Chelsea’s Victor Moses is a name which continues to crop up on the Wearside rumour mill.
Even if Sunderland do sign Borini before the transfer deadline – and it may be a deal completed in the final throes of the window – Poyet is keen for another option out wide.
Poyet wants a winger with genuine pace and has realised that deficiency in Sunderland’s ranks ever since he arrived last October.
It’s not a new problem.
Martin O’Neill chased the fleet-of-foot Junior Hoilett two years ago, prior to the capture of Adam Johnson.
Given their paltry goal return so far during pre-season, Poyet is badly in need of a couple of extra options in those inside forward roles.

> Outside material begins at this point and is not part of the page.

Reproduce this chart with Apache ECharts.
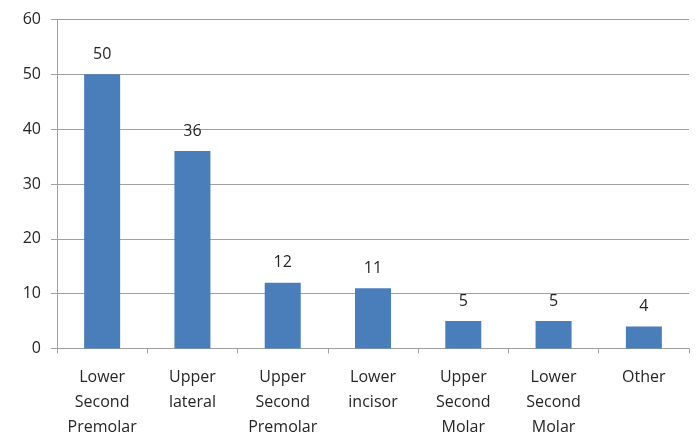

Despite the signing of Rodwell, he needs an extra body in the middle of the park too.
Poyet will routinely use a central midfield trio this season and, with Lee Cattermole or Liam Bridcutt operating in the holding role, that leaves Rodwell, Seb Larsson and Jordi Gomez competing for the two other spots.

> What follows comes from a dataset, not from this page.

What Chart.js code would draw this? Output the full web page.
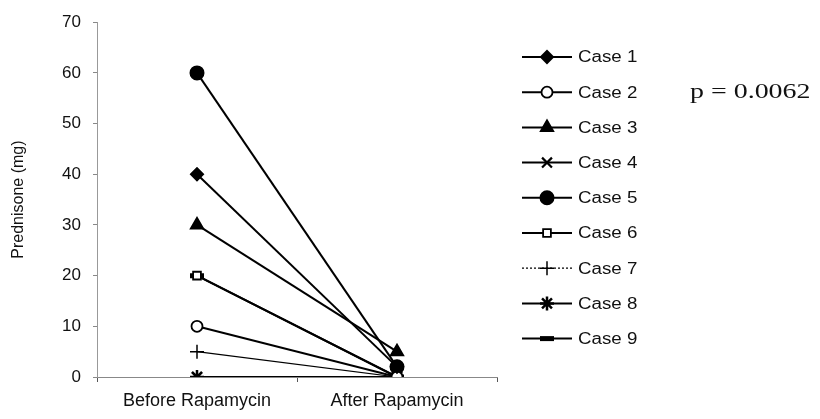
<!DOCTYPE html>
<html>
<head>
<meta charset="utf-8">
<script src="https://cdn.jsdelivr.net/npm/chart.js@4/dist/chart.umd.min.js"></script>
<style>
  html, body { margin: 0; padding: 0; background: #fff; }
  #wrap { position: relative; width: 820px; height: 419px; }
  #pval { position: absolute; left: 690px; top: 78px; font-family: "Liberation Serif", "DejaVu Serif", serif; font-size: 22px; color: #111; white-space: nowrap; transform: scaleX(1.27); transform-origin: left center; }
</style>
</head>
<body>
<div id="wrap">
  <canvas id="c" width="820" height="419"></canvas>
  <div id="pval">p = 0.0062</div>
</div>
<script>
const categories = ["Before Rapamycin", "After Rapamycin"];
const caseLabels = ["Case 1", "Case 2", "Case 3", "Case 4", "Case 5", "Case 6", "Case 7", "Case 8", "Case 9"];
const case1 = [40, 2];
const case2 = [10, 0];
const case3 = [30, 5];
const case4 = [0, 0];
const case5 = [60, 2];
const case6 = [20, 0];
const case7 = [5, 0];
const case8 = [0, 0];
const case9 = [20, 0];
const yTicks = [0, 10, 20, 30, 40, 50, 60, 70];

const seriesValues = [case1, case2, case3, case4, case5, case6, case7, case8, case9];
const styles = [
  { ps: 'rectRot', r: 6, fill: '#000', bw: 2 },
  { ps: 'circle', r: 5.5, fill: '#fff', bw: 1.8 },
  { ps: 'triangle', r: 7, fill: '#000', bw: 2 },
  { ps: 'crossRot', r: 7, fill: '#000', bw: 2.2 },
  { ps: 'circle', r: 6.5, fill: '#000', bw: 2 },
  { ps: 'rect', r: 5.5, fill: '#fff', bw: 1.8 },
  { ps: 'cross', r: 7, fill: '#000', bw: 1.5, dash: [2, 2], lw: 1.2 },
  { ps: 'star', r: 7, fill: '#000', bw: 2.5 },
  { ps: 'line', r: 7, fill: '#000', bw: 5 }
];

const datasets = seriesValues.map((vals, i) => ({
  label: caseLabels[i],
  data: vals,
  borderColor: '#000',
  backgroundColor: styles[i].fill,
  borderWidth: styles[i].lw || 2,
  pointStyle: styles[i].ps,
  pointRadius: styles[i].r,
  pointBorderWidth: styles[i].bw,
  pointBorderColor: '#000',
  pointBackgroundColor: styles[i].fill,
  fill: false,
  tension: 0
}));

const legendPlugin = {
  id: 'customLegend',
  afterDraw(chart) {
    const ctx = chart.ctx;
    const x0 = 522, x1 = 572, y0 = 57, dy = 35.2;
    ctx.save();
    chart.data.datasets.forEach((ds, i) => {
      const y = y0 + i * dy;
      const st = styles[i];
      ctx.strokeStyle = '#000';
      ctx.lineWidth = st.lw || 2;
      ctx.setLineDash(st.dash || []);
      ctx.beginPath();
      ctx.moveTo(x0, y);
      ctx.lineTo(x1, y);
      ctx.stroke();
      ctx.setLineDash([]);
      ctx.fillStyle = st.fill;
      ctx.strokeStyle = '#000';
      ctx.lineWidth = st.bw;
      Chart.helpers.drawPoint(ctx, { pointStyle: st.ps, radius: st.r, rotation: 0, borderWidth: st.bw }, (x0 + x1) / 2, y);
      ctx.fillStyle = '#111';
      ctx.font = '16px "Liberation Sans", Arial, sans-serif';
      ctx.textBaseline = 'middle';
      ctx.textAlign = 'left';
      ctx.save();
      ctx.translate(578, y);
      ctx.scale(1.17, 1);
      ctx.fillText(ds.label, 0, 1);
      ctx.restore();
    });
    ctx.restore();
  }
};

new Chart(document.getElementById('c'), {
  type: 'line',
  data: { labels: categories, datasets: datasets },
  options: {
    responsive: false,
    animation: false,
    events: [],
    layout: { padding: { left: 0, top: 20, right: 323, bottom: 0 } },
    plugins: { legend: { display: false }, tooltip: { enabled: false } },
    scales: {
      x: {
        offset: true,
        grid: { display: true, drawOnChartArea: false, drawTicks: true, tickLength: 5, color: '#555', offset: true },
        border: { display: true, color: '#888', width: 1 },
        ticks: { color: '#111', font: { family: '"Liberation Sans", Arial, sans-serif', size: 18 }, padding: 8, maxRotation: 0 },
        afterFit(s) { s.height = 42; }
      },
      y: {
        min: 0, max: 70,
        afterBuildTicks(s) { s.ticks = yTicks.map(v => ({ value: v })); },
        grid: { display: true, drawOnChartArea: false, drawTicks: true, tickLength: 4, color: '#888' },
        border: { display: true, color: '#999', width: 1, dash: [3, 2] },
        ticks: { color: '#111', font: { family: '"Liberation Sans", Arial, sans-serif', size: 17 }, padding: 12 },
        title: { display: true, text: 'Prednisone (mg)', color: '#111', font: { family: '"Liberation Sans", Arial, sans-serif', size: 16 }, padding: { top: 9, bottom: 6 } },
        afterFit(s) { s.width = 97; }
      }
    }
  },
  plugins: [legendPlugin]
});
</script>
</body>
</html>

With Alfred N’Diaye and El-Hadji Ba both heading for the exit door, that is not sufficient, unless Emanuele Giaccherini is permanently rebranded in the “number 10” spot, which seems unlikely.
The same applies to Poyet’s defensive ranks.
Vergini displayed his potential during the run-in after a “rabbit in the headlights” start to his Sunderland career, and will provide the welcome versatility of being comfortable at both centre-half and right-back.
But that’s still not sufficient back-up.
Valentin Roberge is the only other central defensive cover for John O’Shea and Wes Brown, while Vergini is the sole competition for full-backs Billy Jones and Patrick van Aanholt.
Poyet has already said that he wants an extra full-back capable of covering on both sides. After chasing Swansea’s Ashley Williams earlier this summer, another centre-half wouldn’t go amiss either, with both O’Shea and Brown in the final year of their contracts.
None of this comes cheap.
Sunderland have already shown a statement of intent by making their biggest individual outlay in two years by splashing out £10m on Rodwell.
The club will then equal its record transfer fee if the Borini deal is completed.
After such an outlay, it would be no surprise if a couple of the four players still required arrive on loan.
If Congerton can free up a few more quid by offloading the unwanted quartet of Danny Graham, Modibo Diakite, Cabral and David Moberg Karlsson, that will help, with both N’Diaye and Ba already on the verge of departing.
But there can be no let-up, no cigar lighting and no back-slapping yet.
Rodwell and the imminent Vergini signing only takes Sunderland over the halfway line for their summer business.
FOOTBALL League managers have formed an orderly queue to take Sunderland’s youngsters on loan after their impressive performances during pre-season.
Hartlepool boss Colin Cooper is the latest to join the line after expressing an interest in striker Mikael Mandron.
Doubtless, these academy products need to play regular first-team football, rather than be restricted to the underlying weaknesses of the Under-21 League.
But these loan spells need to start producing benefits, rather than Sunderland simply being a feeder club for the likes of Hartlepool and Carlisle.
Too many bright prospects – most notably Louis Laing – have come through the age groups at Sunderland post-Jordan Henderson and Jack Colback, without making the grade.
The talent is clearly there. But converting those two or three players every year who have a slim chance of playing Premier League football is another matter altogether.